=== RECORDED DATA ===
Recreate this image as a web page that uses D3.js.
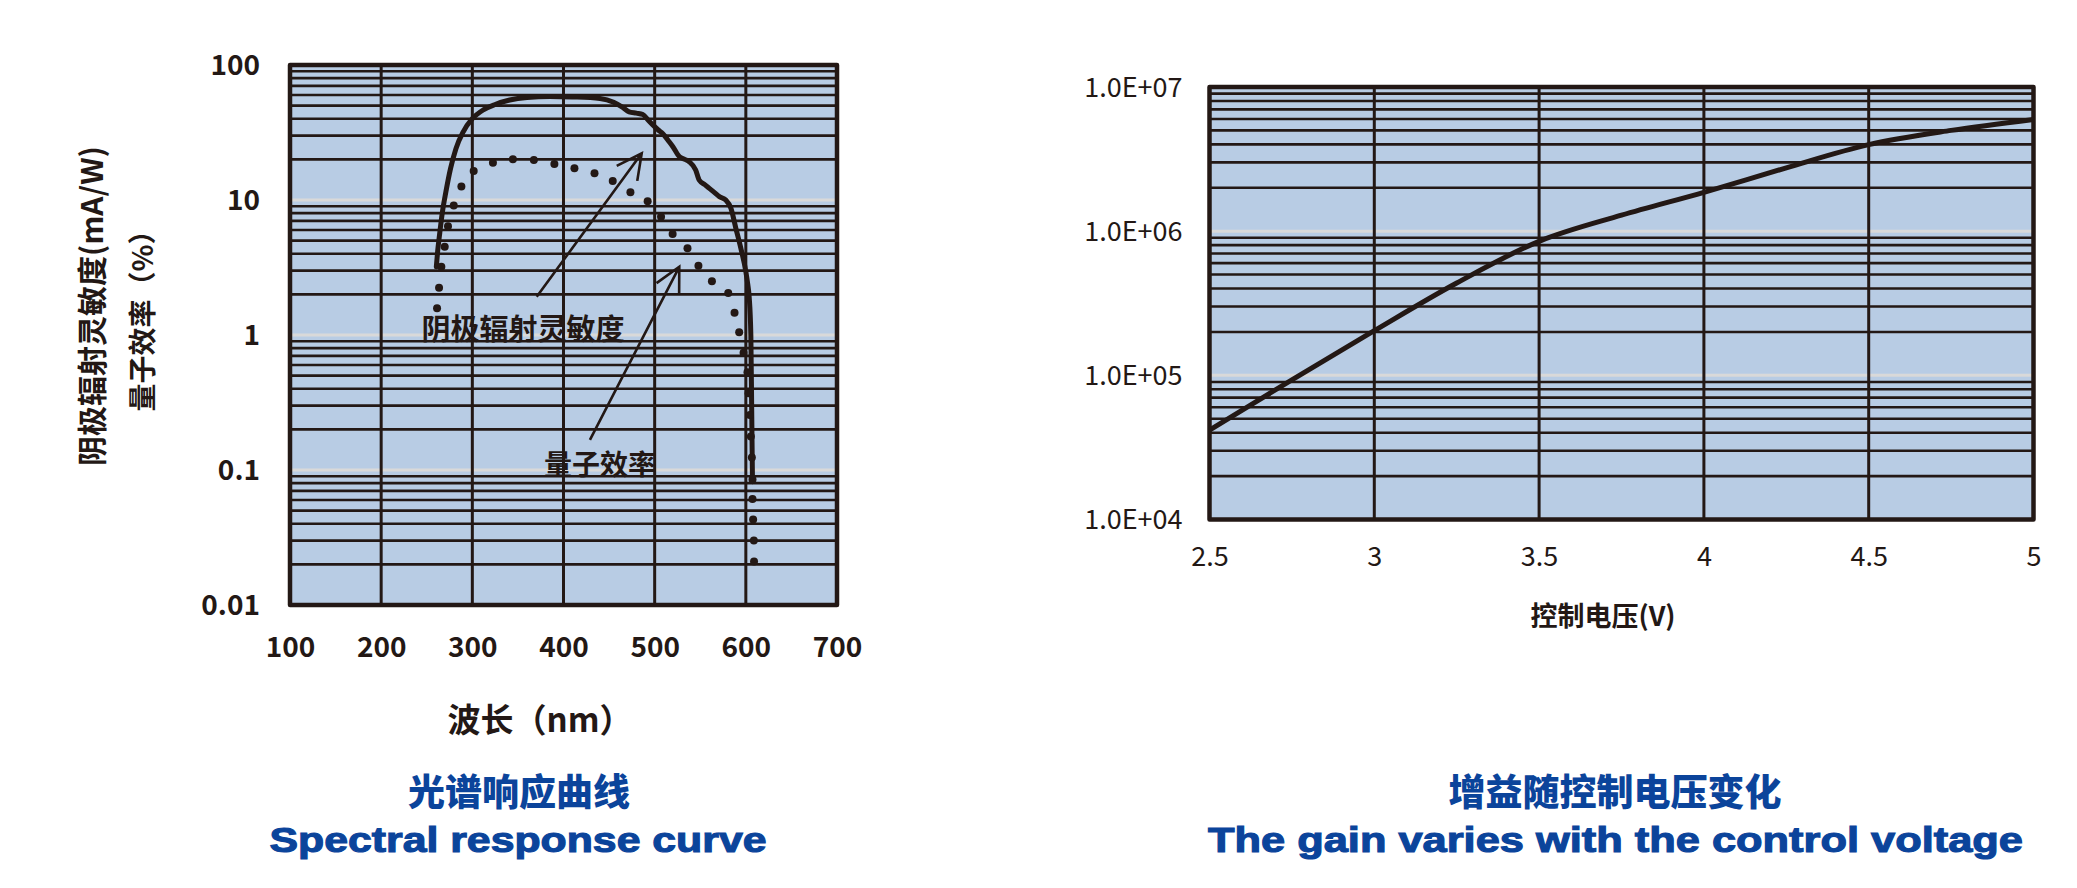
<!DOCTYPE html>
<html><head><meta charset="utf-8">
<script src="https://cdn.jsdelivr.net/npm/d3@7"></script>
<style>body{margin:0;background:#fff;} svg{display:block}</style>
</head><body>
<svg id="c" width="2077" height="888"></svg>
<script>
// ---------- data ----------
const wavelengthTicks = [100, 200, 300, 400, 500, 600, 700];
const sensitivityTicks = [100, 10, 1, 0.1, 0.01];
const sensitivityTickLabels = ["100", "10", "1", "0.1", "0.01"];
// cathode radiant sensitivity (mA/W) vs wavelength (nm)
const cathodeSensitivity = [
  [260.5,3.2],[262,4.2],[264,5.5],[267,8],[271,11.5],[276,17],[282,24],[290,32],[300,40],
  [312,46.5],[325,51],[341,55],[360,57.5],[385,58.5],[410,58],[440,56.5],[455,53],[465,48.5],
  [472,45],[480,44],[487,43],[493,39],[498,36],[504,33],[509,31],[515,27.5],[520,24.8],[527,21],
  [533,20],[538,19.2],[545,16.7],[549,14],[555,13],[560,12.2],[566,11.3],[571,10.6],[578,10],
  [583.6,8.7],[589,6.2],[594.5,4.4],[600,2.95],[602,2.4],[603.7,1.9],[605.5,1.0],[606.4,0.29],[607.3,0.082]
];
// quantum efficiency (%) vs wavelength (nm)
const quantumEfficiency = [
  [261.3,1.58],[263.5,2.24],[266,3.2],[269.7,4.5],[273.3,6.4],[279.6,9.1],[288,12.6],[301.5,16.4],
  [322.6,18.9],[344.5,20],[367.5,19.8],[390,18.5],[412,17.2],[434,15.8],[454,13.8],[473.4,11.4],
  [492.3,9.8],[507,7.5],[519.7,5.6],[536,4.4],[548,3.26],[562.8,2.5],[580.7,2.05],[587.6,1.46],
  [592.7,1.05],[597.5,0.74],[601.8,0.53],[603,0.37],[604.4,0.255],[605.5,0.177],[606.6,0.124],
  [607.3,0.085],[607.3,0.061],[608,0.043],[608.8,0.030],[609,0.021]
];
const annotationLabels = ["阴极辐射灵敏度", "量子效率"];
const annotationAt = [[355.6, 1.15], [440, 0.113]];
const arrowFrom = [[370.6, 1.92], [429, 0.167]];
const arrowTo = [[485.8, 22.2], [527, 3.2]];

const voltageTicks = [2.5, 3, 3.5, 4, 4.5, 5];
const voltageTickLabels = ["2.5", "3", "3.5", "4", "4.5", "5"];
const gainTicks = [1e7, 1e6, 1e5, 1e4];
const gainTickLabels = ["1.0E+07", "1.0E+06", "1.0E+05", "1.0E+04"];
// gain vs control voltage (V)
const gainCurve = [
  [2.5,4.17e4],[2.75,9.3e4],[3.0,2.04e5],[3.25,4.37e5],[3.5,8.5e5],[3.75,1.29e6],
  [4.0,1.86e6],[4.25,2.75e6],[4.5,3.98e6],[4.75,5.0e6],[5.0,5.96e6]
];

// ---------- style ----------
const DARK = "#231815", BG = "#b8cce4", LIGHT = "#d9d9d9", BLUE = "#0b449b";
const CJK = "'Noto Sans CJK SC','Noto Sans',sans-serif";

const svg = d3.select("#c");

function drawFrame(x, y, xTicks) {
  const [x0, x1] = x.range();
  const [y1, y0] = y.range();
  const g = svg.append("g");
  g.append("rect").attr("x", x0).attr("y", y0).attr("width", x1 - x0).attr("height", y1 - y0).attr("fill", BG);
  const dom = y.domain();
  const lo = Math.round(Math.log10(dom[0])), hi = Math.round(Math.log10(dom[1]));
  const decades = [], minors = [];
  for (let e = lo; e < hi; e++) {
    const d = Math.pow(10, e);
    if (e > lo) decades.push(d);
    for (let k = 2; k <= 9; k++) minors.push(k * d);
  }
  g.selectAll(".dec").data(decades).join("line")
    .attr("x1", x0).attr("x2", x1).attr("y1", d => y(d)).attr("y2", d => y(d))
    .attr("stroke", LIGHT).attr("stroke-width", 3);
  g.selectAll(".min").data(minors).join("line")
    .attr("x1", x0).attr("x2", x1).attr("y1", d => y(d)).attr("y2", d => y(d))
    .attr("stroke", DARK).attr("stroke-width", 2.6);
  g.selectAll(".vert").data(xTicks.slice(1, -1)).join("line")
    .attr("x1", d => x(d)).attr("x2", d => x(d)).attr("y1", y0).attr("y2", y1)
    .attr("stroke", DARK).attr("stroke-width", 3);
  return g;
}
function drawBorder(x, y) {
  const [x0, x1] = x.range();
  const [y1, y0] = y.range();
  svg.append("rect").attr("x", x0).attr("y", y0).attr("width", x1 - x0).attr("height", y1 - y0)
    .attr("fill", "none").attr("stroke", DARK).attr("stroke-width", 4.5).attr("stroke-linejoin", "round");
}

// ================= LEFT CHART =================
const xL = d3.scaleLinear().domain([100, 700]).range([290, 837]);
const yL = d3.scaleLog().domain([0.01, 100]).range([605, 65]);
drawFrame(xL, yL, wavelengthTicks);

svg.append("path").datum(cathodeSensitivity)
  .attr("d", d3.line().x(d => xL(d[0])).y(d => yL(d[1])).curve(d3.curveMonotoneX))
  .attr("fill", "none").attr("stroke", DARK).attr("stroke-width", 5)
  .attr("stroke-linejoin", "round").attr("stroke-linecap", "round");
svg.selectAll(".qe").data(quantumEfficiency).join("circle")
  .attr("cx", d => xL(d[0])).attr("cy", d => yL(d[1])).attr("r", 4).attr("fill", DARK);

arrowFrom.forEach((f, i) => {
  const t = arrowTo[i];
  const ax = xL(f[0]), ay = yL(f[1]), bx = xL(t[0]), by = yL(t[1]);
  const ang = Math.atan2(ay - by, ax - bx);
  const len = 28, half = 27 * Math.PI / 180;
  const p1 = [bx + len * Math.cos(ang + half), by + len * Math.sin(ang + half)];
  const p2 = [bx + len * Math.cos(ang - half), by + len * Math.sin(ang - half)];
  svg.append("path")
    .attr("d", `M${ax},${ay}L${bx},${by}M${p1[0]},${p1[1]}L${bx},${by}L${p2[0]},${p2[1]}`)
    .attr("fill", "none").attr("stroke", DARK).attr("stroke-width", 2.6).attr("stroke-linejoin", "miter");
});
svg.selectAll(".ann").data(annotationLabels).join("text")
  .attr("x", (d, i) => xL(annotationAt[i][0])).attr("y", (d, i) => yL(annotationAt[i][1]))
  .attr("text-anchor", "middle").attr("dominant-baseline", "central")
  .attr("font-family", CJK).attr("font-weight", 700).attr("font-size", (d, i) => i === 0 ? 29 : 28).attr("fill", DARK)
  .text(d => d);

drawBorder(xL, yL);

const axLy = svg.append("g").attr("transform", "translate(290,0)")
  .call(d3.axisLeft(yL).tickValues(sensitivityTicks).tickFormat((d, i) => sensitivityTickLabels[i]).tickSize(0).tickPadding(30));
axLy.select(".domain").remove();
axLy.selectAll("text").attr("font-family", CJK).attr("font-weight", 700).attr("font-size", 28).attr("fill", DARK).attr("dy", "0.35em");

const axLx = svg.append("g").attr("transform", "translate(0,605)")
  .call(d3.axisBottom(xL).tickValues(wavelengthTicks).tickFormat(d3.format("d")).tickSize(0));
axLx.select(".domain").remove();
axLx.selectAll("text").attr("font-family", CJK).attr("font-weight", 700).attr("font-size", 28).attr("fill", DARK)
  .attr("y", 42).attr("dy", "0.35em");

svg.append("text").attr("transform", "translate(90,306) rotate(-90)")
  .attr("text-anchor", "middle").attr("dominant-baseline", "central")
  .attr("font-family", CJK).attr("font-weight", 700).attr("font-size", 30).attr("fill", DARK)
  .text("阴极辐射灵敏度(mA/W)");
svg.append("text").attr("transform", "translate(141,314) rotate(-90)")
  .attr("text-anchor", "middle").attr("dominant-baseline", "central")
  .attr("font-family", CJK).attr("font-weight", 700).attr("font-size", 28).attr("fill", DARK)
  .text("量子效率（%）");
svg.append("text").attr("x", 540).attr("y", 718)
  .attr("text-anchor", "middle").attr("dominant-baseline", "central")
  .attr("font-family", CJK).attr("font-weight", 700).attr("font-size", 33).attr("fill", DARK)
  .text("波长（nm）");

svg.append("text").attr("x", 519).attr("y", 790)
  .attr("text-anchor", "middle").attr("dominant-baseline", "central")
  .attr("font-family", CJK).attr("font-weight", 900).attr("font-size", 37).attr("fill", BLUE)
  .text("光谱响应曲线");
svg.append("text").attr("x", 518).attr("y", 852)
  .attr("text-anchor", "middle")
  .attr("font-family", "'Liberation Sans',Arial,sans-serif").attr("font-weight", 700).attr("font-size", 35)
  .attr("fill", BLUE).attr("stroke", BLUE).attr("stroke-width", 1.1)
  .attr("textLength", 497).attr("lengthAdjust", "spacingAndGlyphs")
  .text("Spectral response curve");

// ================= RIGHT CHART =================
const xR = d3.scaleLinear().domain([2.5, 5]).range([1209.5, 2033.5]);
const yR = d3.scaleLog().domain([1e4, 1e7]).range([519.5, 87]);
drawFrame(xR, yR, voltageTicks);

svg.append("path").datum(gainCurve)
  .attr("d", d3.line().x(d => xR(d[0])).y(d => yR(d[1])).curve(d3.curveCatmullRom.alpha(0.5)))
  .attr("fill", "none").attr("stroke", DARK).attr("stroke-width", 5)
  .attr("stroke-linejoin", "round");

drawBorder(xR, yR);

const axRy = svg.append("g").attr("transform", "translate(1209.5,0)")
  .call(d3.axisLeft(yR).tickValues(gainTicks).tickFormat((d, i) => gainTickLabels[i]).tickSize(0).tickPadding(27));
axRy.select(".domain").remove();
axRy.selectAll("text").attr("font-family", CJK).attr("font-weight", 400).attr("font-size", 27).attr("fill", DARK).attr("dy", "0.35em");

const axRx = svg.append("g").attr("transform", "translate(0,519.5)")
  .call(d3.axisBottom(xR).tickValues(voltageTicks).tickFormat((d, i) => voltageTickLabels[i]).tickSize(0));
axRx.select(".domain").remove();
axRx.selectAll("text").attr("font-family", CJK).attr("font-weight", 400).attr("font-size", 27).attr("fill", DARK)
  .attr("y", 37).attr("dy", "0.35em");

svg.append("text").attr("x", 1603).attr("y", 614)
  .attr("text-anchor", "middle").attr("dominant-baseline", "central")
  .attr("font-family", CJK).attr("font-weight", 700).attr("font-size", 27).attr("fill", DARK)
  .text("控制电压(V)");

svg.append("text").attr("x", 1615).attr("y", 790)
  .attr("text-anchor", "middle").attr("dominant-baseline", "central")
  .attr("font-family", CJK).attr("font-weight", 900).attr("font-size", 37).attr("fill", BLUE)
  .text("增益随控制电压变化");
svg.append("text").attr("x", 1615.5).attr("y", 852)
  .attr("text-anchor", "middle")
  .attr("font-family", "'Liberation Sans',Arial,sans-serif").attr("font-weight", 700).attr("font-size", 35)
  .attr("fill", BLUE).attr("stroke", BLUE).attr("stroke-width", 1.1)
  .attr("textLength", 815).attr("lengthAdjust", "spacingAndGlyphs")
  .text("The gain varies with the control voltage");
</script>
</body></html>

=== GOAL ===
Everything from the first line of the listing above through the line that contains "const arrowTo = [[485.8, 22.2], [527, 3.2]];" is to be restated word for word, minus the pictures.

=== RESPONSE ===
Recreate this image as a web page that uses D3.js.
<!DOCTYPE html>
<html><head><meta charset="utf-8">
<script src="https://cdn.jsdelivr.net/npm/d3@7"></script>
<style>body{margin:0;background:#fff;} svg{display:block}</style>
</head><body>
<svg id="c" width="2077" height="888"></svg>
<script>
// ---------- data ----------
const wavelengthTicks = [100, 200, 300, 400, 500, 600, 700];
const sensitivityTicks = [100, 10, 1, 0.1, 0.01];
const sensitivityTickLabels = ["100", "10", "1", "0.1", "0.01"];
// cathode radiant sensitivity (mA/W) vs wavelength (nm)
const cathodeSensitivity = [
  [260.5,3.2],[262,4.2],[264,5.5],[267,8],[271,11.5],[276,17],[282,24],[290,32],[300,40],
  [312,46.5],[325,51],[341,55],[360,57.5],[385,58.5],[410,58],[440,56.5],[455,53],[465,48.5],
  [472,45],[480,44],[487,43],[493,39],[498,36],[504,33],[509,31],[515,27.5],[520,24.8],[527,21],
  [533,20],[538,19.2],[545,16.7],[549,14],[555,13],[560,12.2],[566,11.3],[571,10.6],[578,10],
  [583.6,8.7],[589,6.2],[594.5,4.4],[600,2.95],[602,2.4],[603.7,1.9],[605.5,1.0],[606.4,0.29],[607.3,0.082]
];
// quantum efficiency (%) vs wavelength (nm)
const quantumEfficiency = [
  [261.3,1.58],[263.5,2.24],[266,3.2],[269.7,4.5],[273.3,6.4],[279.6,9.1],[288,12.6],[301.5,16.4],
  [322.6,18.9],[344.5,20],[367.5,19.8],[390,18.5],[412,17.2],[434,15.8],[454,13.8],[473.4,11.4],
  [492.3,9.8],[507,7.5],[519.7,5.6],[536,4.4],[548,3.26],[562.8,2.5],[580.7,2.05],[587.6,1.46],
  [592.7,1.05],[597.5,0.74],[601.8,0.53],[603,0.37],[604.4,0.255],[605.5,0.177],[606.6,0.124],
  [607.3,0.085],[607.3,0.061],[608,0.043],[608.8,0.030],[609,0.021]
];
const annotationLabels = ["阴极辐射灵敏度", "量子效率"];
const annotationAt = [[355.6, 1.15], [440, 0.113]];
const arrowFrom = [[370.6, 1.92], [429, 0.167]];
const arrowTo = [[485.8, 22.2], [527, 3.2]];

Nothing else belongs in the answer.